Covid hospital admissions hit 48-day high; Patient total rises 8% since Monday
Hospitals in the Netherlands admitted 256 patients with the coronavirus disease between Monday and Tuesday afternoon. That was the highest total since December 15, nearly seven weeks ago.
The regular care wards took on 237 new Covid-19 patients, and 19 others were sent to intensive care. Combined, it pushed the seven-day admissions average up nine percent. Hospitals admitted 171 new patients each of the past seven days, on average, the most since January 2.
For the second day in a row, the number of Covid-19 patients in treatment jumped by eight percent. That brought the hospitalized total to 1,343, its highest point since January 13, according to figures from the LCPS. The hospital total has gone up by 15 percent in a week, the biggest seven-day increase since the end of November. If repeated for a second week, the hospitalized total would top 1,550.

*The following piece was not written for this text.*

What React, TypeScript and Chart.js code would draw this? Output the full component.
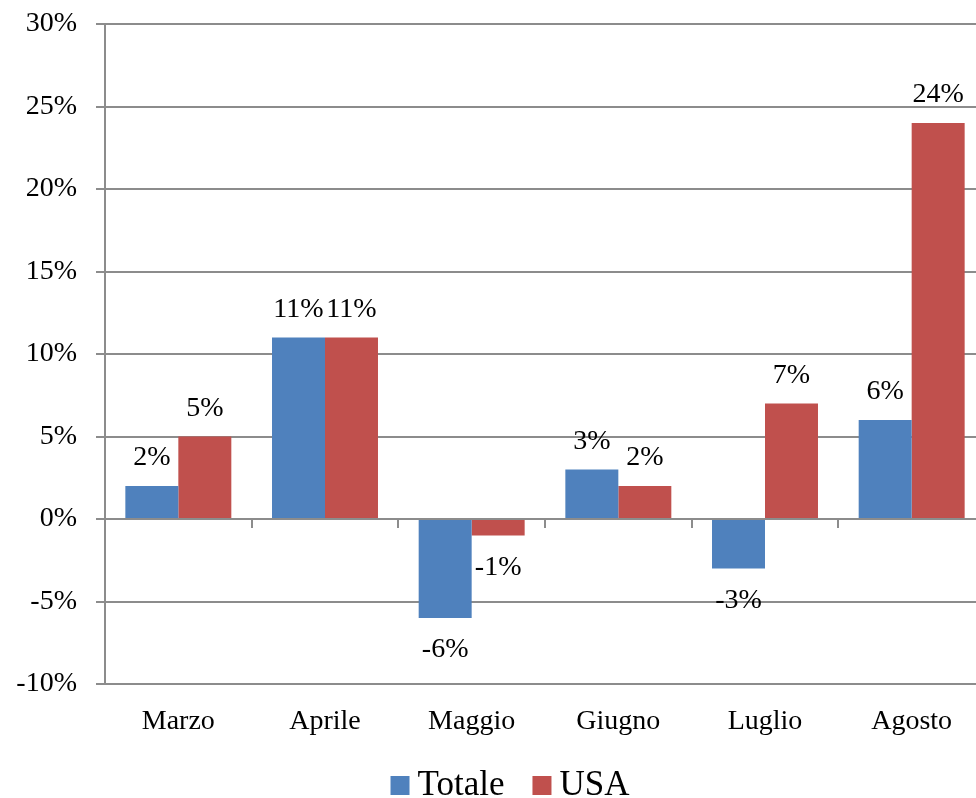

There were 1,137 patients in regular care wards, a net increase of 102 after accounting for new admissions, discharges, and deaths. The other 206 patients were in intensive care units, a net decrease of six.
Meanwhile, the RIVM said that it registered another 105,840 positive coronavirus tests between Monday and Tuesday morning. That was the second-highest total in a given day, though it was about 6,500 lower than Monday's total.
With over 50 percent of people now testing positive for the SARS-CoV-2 coronavirus, information systems used by the GGD were overwhelmed the past two weeks. This led to a backlog of tens of thousands of infections counted late, or not at all, in data compiled by the RIVM. However, the organizations are catching up on the backlog. At its peak, there were 131,000 infections not yet registered on Sunday. That figure fell to 81,000 on Tuesday.
The latest official data pushed the seven-day moving average up to 75,744, based solely on raw data. That was about 45 percent higher compared to the previous seven-day period. A combination of raw and corrected data put the figure at 75,716.
About 56.1 percent of those tested the last calendar week received a positive diagnosis for the coronavirus infection, including 61.7 percent who tested positive on Sunday. During that time, a record 145,642 people were tested daily by the GGD on average. The daily positivity rate has frequently broken records since the start of the year.
The three cities reporting the most new infections on Tuesday were Amsterdam (3,947), Enschede (3,798), and Utrecht (2,709). In a sign that the data still included information being caught up from previous days, Enschede's total was more than the previous eight days combined.